Они столько лет просили, чтобы писатели были ближе к народу, и вот, кажется, допросились: этот, из кассетника, был ближе некуда. Он был — внутри. Меченый атом эпохи, хохоча и рыдая, он метался по нашей общей траектории.
И НАМ, СТОЯЩИМ ТУТ ЖЕ, ЗА ЗАБОРОМ…
Человек из кассетника говорил «мы» — он имел на это право, ибо нашел слова для того, что мы выражали жестами. Жалко было слушать его в одиночестве — не хватало детонации; славно было слушать его в раскаленный день, будучи плотно зажатым среди своего народа.
Народа, выбирающего в жару между морем и голосом из кассетника — голос!
Пляж в Пярну летом 1982 года — место и время самого потрясающего успеха, который я когда-либо видел своими глазами…
Хазанов (продолжение)
…Вода стояла стеной, но публика не расходилась, и Хазанов вышел на сцену. Ему построили навес с микрофоном на стойке, — но что делать под навесиком артисту эстрады? Хазановский костюм мгновенно потемнел; Гена метался от края к краю по подмосткам размером с футбольное поле; микрофон начал бить током, и Гена замотал его стебель носовым платком.
Потом на сцену со своими листками вышел я. Прежде чем я успел открыть рот, листки превратились в бумажную кашу. Надо было продержаться до конца хазановского антракта, и я начал судорожно вспоминать собственный текст, благо пишу недлинно.
Певческое поле, где происходило дело, вмещало восемь тысяч человек, и смех доходил до меня в три приема: сначала из первых рядов, потом из темной стометровой глубины; когда же, переждав вторую волну, я начинал говорить снова, меня накрывала третья волна — пришедшая откуда-то уже совсем издалека.
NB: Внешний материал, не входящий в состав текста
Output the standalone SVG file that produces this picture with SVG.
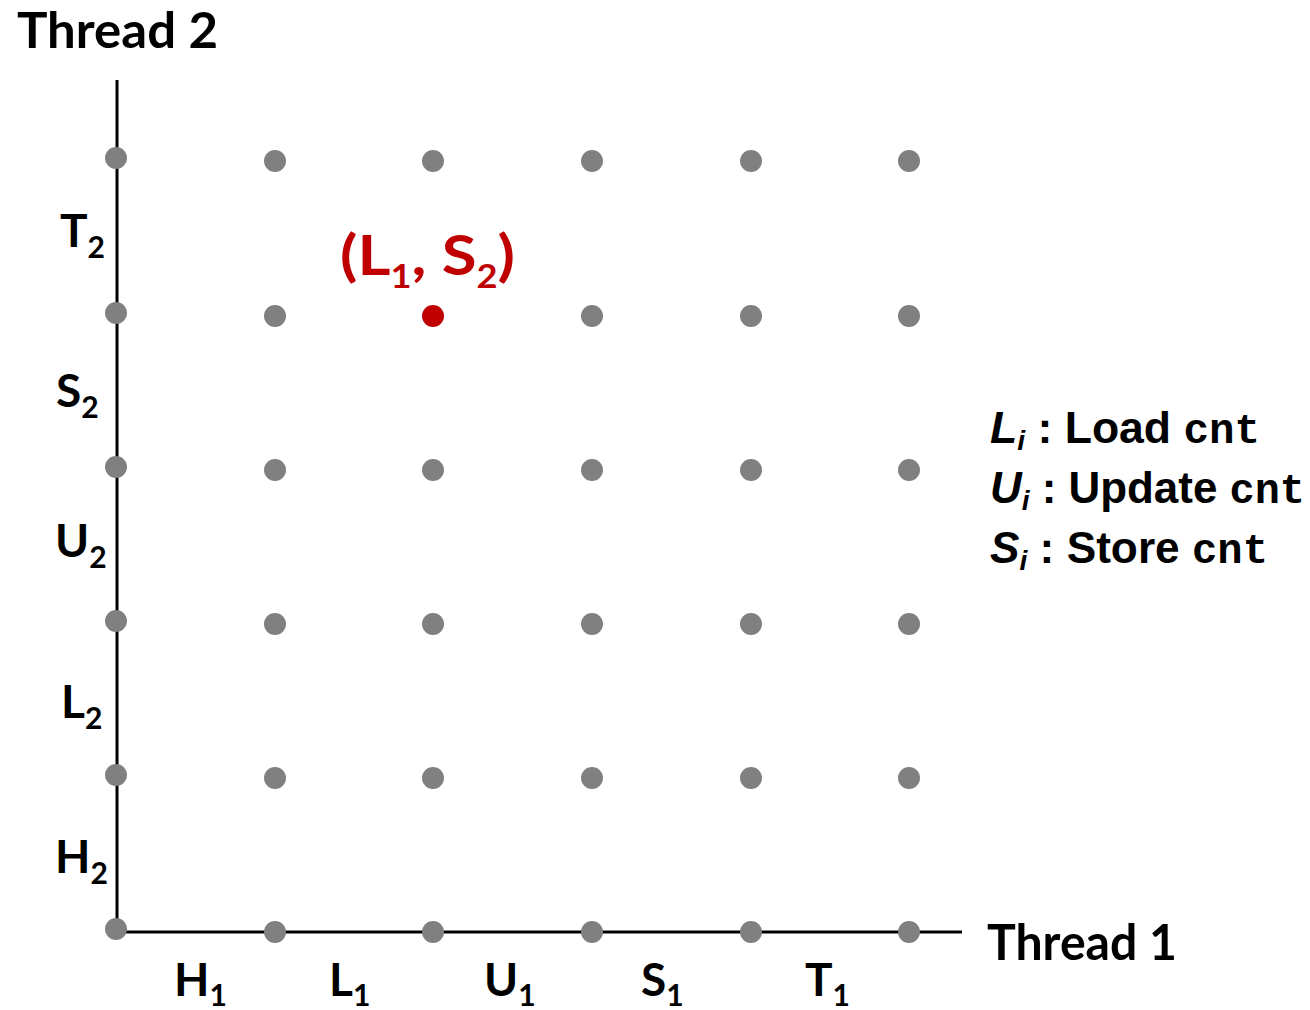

Потом началось второе отделение. Тропический ливень не прекращался. Хазанов, как боцман во время шторма, управлялся с этим стонущим от смеха кораблем. После нескольких номеров на бис, мокрый и изможденный, он покинул палубу, и пассажиров немедленно смыло.
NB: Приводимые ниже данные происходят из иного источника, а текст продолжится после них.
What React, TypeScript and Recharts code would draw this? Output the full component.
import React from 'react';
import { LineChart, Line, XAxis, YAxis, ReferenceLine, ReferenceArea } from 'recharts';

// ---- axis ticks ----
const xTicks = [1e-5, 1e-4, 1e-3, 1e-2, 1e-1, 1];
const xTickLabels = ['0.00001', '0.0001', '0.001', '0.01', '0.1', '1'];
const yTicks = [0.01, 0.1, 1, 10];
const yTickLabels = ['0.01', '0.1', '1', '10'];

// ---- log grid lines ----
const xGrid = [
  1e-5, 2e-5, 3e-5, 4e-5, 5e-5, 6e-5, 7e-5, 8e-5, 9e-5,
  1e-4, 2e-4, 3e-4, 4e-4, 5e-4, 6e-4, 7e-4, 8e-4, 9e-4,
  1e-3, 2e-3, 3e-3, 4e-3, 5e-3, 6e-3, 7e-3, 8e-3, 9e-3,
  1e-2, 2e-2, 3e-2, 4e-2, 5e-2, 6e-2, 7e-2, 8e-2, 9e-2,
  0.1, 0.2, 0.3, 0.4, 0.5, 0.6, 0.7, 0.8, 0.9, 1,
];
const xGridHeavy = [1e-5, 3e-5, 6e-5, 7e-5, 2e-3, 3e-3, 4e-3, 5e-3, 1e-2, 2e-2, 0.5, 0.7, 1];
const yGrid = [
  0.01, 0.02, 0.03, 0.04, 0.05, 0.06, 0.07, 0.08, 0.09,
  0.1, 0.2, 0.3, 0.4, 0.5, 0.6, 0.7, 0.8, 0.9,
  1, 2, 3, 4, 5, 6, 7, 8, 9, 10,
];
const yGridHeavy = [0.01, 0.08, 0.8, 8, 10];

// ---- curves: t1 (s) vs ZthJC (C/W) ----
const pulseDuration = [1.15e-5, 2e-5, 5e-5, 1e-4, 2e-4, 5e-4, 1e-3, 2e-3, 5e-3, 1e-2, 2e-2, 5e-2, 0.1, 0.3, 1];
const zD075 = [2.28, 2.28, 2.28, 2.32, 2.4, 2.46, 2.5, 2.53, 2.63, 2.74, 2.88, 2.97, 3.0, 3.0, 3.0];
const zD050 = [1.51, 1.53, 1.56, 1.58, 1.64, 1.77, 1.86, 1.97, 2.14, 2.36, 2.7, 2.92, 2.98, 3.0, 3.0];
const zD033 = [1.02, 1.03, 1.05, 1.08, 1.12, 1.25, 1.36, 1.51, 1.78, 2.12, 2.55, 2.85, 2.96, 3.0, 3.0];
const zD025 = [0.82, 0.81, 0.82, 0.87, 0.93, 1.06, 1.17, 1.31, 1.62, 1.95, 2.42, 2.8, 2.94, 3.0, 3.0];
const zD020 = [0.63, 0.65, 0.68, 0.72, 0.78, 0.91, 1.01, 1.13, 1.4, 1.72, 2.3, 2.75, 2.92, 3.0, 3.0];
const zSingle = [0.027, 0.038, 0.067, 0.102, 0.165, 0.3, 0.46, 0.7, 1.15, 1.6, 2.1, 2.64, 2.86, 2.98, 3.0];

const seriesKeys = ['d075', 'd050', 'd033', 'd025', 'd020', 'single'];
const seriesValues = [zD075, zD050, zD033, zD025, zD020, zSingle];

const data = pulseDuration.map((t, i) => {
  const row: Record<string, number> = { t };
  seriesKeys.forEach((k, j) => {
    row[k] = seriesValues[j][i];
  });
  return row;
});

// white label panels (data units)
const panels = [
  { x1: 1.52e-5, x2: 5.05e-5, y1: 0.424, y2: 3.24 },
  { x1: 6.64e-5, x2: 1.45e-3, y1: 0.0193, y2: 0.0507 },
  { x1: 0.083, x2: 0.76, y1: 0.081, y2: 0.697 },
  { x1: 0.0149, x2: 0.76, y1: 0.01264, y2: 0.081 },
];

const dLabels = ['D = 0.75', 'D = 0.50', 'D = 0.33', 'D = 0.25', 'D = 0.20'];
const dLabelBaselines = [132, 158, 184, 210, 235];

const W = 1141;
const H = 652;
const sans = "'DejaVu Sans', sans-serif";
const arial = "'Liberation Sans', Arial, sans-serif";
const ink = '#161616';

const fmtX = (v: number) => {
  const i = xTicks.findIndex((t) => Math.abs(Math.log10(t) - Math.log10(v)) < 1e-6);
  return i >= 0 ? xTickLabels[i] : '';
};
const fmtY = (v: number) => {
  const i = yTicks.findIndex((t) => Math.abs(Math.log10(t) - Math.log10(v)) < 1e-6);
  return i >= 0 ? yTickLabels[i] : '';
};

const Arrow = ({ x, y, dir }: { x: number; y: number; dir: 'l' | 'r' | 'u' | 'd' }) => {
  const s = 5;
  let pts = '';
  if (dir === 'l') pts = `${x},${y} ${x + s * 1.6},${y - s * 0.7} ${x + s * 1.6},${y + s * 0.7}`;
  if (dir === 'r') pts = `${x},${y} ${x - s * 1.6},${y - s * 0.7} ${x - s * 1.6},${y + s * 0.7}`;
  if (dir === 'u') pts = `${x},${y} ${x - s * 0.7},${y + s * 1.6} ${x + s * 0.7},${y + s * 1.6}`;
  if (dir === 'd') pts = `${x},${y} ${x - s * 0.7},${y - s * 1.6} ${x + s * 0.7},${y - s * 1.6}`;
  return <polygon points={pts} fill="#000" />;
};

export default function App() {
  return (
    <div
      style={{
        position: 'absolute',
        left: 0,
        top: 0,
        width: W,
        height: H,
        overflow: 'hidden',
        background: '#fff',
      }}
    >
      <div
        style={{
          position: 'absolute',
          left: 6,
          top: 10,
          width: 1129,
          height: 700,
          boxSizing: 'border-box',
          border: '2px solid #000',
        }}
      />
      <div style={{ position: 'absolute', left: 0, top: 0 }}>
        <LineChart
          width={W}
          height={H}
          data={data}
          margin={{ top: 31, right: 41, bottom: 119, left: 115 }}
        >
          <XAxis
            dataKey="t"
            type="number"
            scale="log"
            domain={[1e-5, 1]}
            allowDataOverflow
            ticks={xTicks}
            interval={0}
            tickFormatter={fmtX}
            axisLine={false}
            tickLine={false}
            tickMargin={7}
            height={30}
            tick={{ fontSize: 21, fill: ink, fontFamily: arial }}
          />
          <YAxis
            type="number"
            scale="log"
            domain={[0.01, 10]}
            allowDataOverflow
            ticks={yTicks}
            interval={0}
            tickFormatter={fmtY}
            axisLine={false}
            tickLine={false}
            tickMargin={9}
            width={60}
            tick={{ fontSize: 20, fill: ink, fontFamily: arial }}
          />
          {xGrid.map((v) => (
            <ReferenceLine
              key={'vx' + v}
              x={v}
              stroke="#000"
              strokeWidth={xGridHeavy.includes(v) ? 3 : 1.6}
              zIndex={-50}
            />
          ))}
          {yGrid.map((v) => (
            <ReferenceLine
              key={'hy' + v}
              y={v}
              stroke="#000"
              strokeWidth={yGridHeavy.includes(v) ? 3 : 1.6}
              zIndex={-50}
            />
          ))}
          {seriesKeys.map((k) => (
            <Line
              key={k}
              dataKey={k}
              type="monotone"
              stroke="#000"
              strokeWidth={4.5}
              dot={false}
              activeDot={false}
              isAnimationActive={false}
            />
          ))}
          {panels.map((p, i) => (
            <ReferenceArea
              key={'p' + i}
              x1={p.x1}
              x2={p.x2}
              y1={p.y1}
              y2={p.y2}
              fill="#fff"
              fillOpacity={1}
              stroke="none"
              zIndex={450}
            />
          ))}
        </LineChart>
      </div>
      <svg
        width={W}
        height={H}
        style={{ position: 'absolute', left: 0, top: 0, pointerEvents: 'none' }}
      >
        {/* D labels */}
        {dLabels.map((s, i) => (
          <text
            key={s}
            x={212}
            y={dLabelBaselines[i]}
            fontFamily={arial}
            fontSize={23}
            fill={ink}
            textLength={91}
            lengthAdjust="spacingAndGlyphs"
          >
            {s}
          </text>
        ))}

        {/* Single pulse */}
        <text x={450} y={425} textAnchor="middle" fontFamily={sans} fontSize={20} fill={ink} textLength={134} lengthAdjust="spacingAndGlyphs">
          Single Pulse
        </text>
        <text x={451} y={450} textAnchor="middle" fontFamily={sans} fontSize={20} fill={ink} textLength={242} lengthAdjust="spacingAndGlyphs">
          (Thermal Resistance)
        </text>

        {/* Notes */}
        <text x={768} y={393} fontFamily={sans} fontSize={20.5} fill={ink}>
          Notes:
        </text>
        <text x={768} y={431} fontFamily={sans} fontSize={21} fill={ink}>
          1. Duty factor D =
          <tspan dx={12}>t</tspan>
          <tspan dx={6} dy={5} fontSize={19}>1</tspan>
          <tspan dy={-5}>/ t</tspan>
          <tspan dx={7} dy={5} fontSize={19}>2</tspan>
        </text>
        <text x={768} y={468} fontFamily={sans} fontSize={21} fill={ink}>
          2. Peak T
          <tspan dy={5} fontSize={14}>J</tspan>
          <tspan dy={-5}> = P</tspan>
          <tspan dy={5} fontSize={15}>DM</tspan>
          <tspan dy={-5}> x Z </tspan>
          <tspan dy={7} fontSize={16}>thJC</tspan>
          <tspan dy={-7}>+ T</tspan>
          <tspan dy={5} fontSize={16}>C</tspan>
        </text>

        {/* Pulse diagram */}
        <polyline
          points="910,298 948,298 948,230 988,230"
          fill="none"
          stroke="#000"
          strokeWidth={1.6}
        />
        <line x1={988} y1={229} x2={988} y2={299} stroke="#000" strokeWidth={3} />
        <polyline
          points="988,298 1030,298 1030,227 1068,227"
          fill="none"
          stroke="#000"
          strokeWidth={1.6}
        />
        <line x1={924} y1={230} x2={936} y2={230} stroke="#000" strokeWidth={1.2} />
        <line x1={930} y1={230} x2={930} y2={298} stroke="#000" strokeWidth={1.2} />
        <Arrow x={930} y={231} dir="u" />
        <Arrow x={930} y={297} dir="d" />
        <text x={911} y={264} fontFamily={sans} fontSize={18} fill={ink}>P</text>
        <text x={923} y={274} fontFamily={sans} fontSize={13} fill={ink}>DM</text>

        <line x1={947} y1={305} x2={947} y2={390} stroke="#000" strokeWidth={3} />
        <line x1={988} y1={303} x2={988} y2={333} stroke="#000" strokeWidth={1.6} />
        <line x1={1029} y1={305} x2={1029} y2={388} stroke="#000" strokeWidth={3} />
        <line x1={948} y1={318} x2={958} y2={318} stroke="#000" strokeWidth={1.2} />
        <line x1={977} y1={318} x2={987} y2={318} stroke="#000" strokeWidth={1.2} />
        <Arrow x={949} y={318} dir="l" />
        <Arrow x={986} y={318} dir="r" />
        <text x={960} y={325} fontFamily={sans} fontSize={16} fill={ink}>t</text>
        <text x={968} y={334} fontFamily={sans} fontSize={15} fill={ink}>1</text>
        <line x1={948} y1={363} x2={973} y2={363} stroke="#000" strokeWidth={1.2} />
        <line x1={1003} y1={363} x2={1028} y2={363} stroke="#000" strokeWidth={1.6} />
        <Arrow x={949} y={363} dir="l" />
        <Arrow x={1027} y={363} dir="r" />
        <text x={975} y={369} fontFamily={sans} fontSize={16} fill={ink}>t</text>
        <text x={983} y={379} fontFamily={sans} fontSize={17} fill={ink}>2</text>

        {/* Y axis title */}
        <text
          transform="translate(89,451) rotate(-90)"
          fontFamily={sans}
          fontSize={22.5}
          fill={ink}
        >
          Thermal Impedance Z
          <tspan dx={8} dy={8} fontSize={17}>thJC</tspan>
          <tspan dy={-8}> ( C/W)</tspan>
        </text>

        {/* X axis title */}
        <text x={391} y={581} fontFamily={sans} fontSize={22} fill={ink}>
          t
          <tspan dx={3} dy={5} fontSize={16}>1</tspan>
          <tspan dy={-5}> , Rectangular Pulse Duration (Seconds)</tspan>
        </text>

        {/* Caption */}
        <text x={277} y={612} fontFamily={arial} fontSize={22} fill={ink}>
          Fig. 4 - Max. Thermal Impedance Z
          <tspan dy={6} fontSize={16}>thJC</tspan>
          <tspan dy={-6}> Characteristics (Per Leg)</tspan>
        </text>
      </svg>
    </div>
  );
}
Потом был Барнаул — пятитысячный, забитый под завязку ледовый Дворец спорта. В первых рядах сидел обком — эти лица видно невооруженным глазом, и в любом регионе это одни и те же лица. Стоя у дырочки в заднике, я любовался теткой с партийной «плетенкой» на голове, сидевшей прямо по центру. Презрительно поджав губы, она покачивала головой: какая пошлость, как не стыдно! И так — два часа.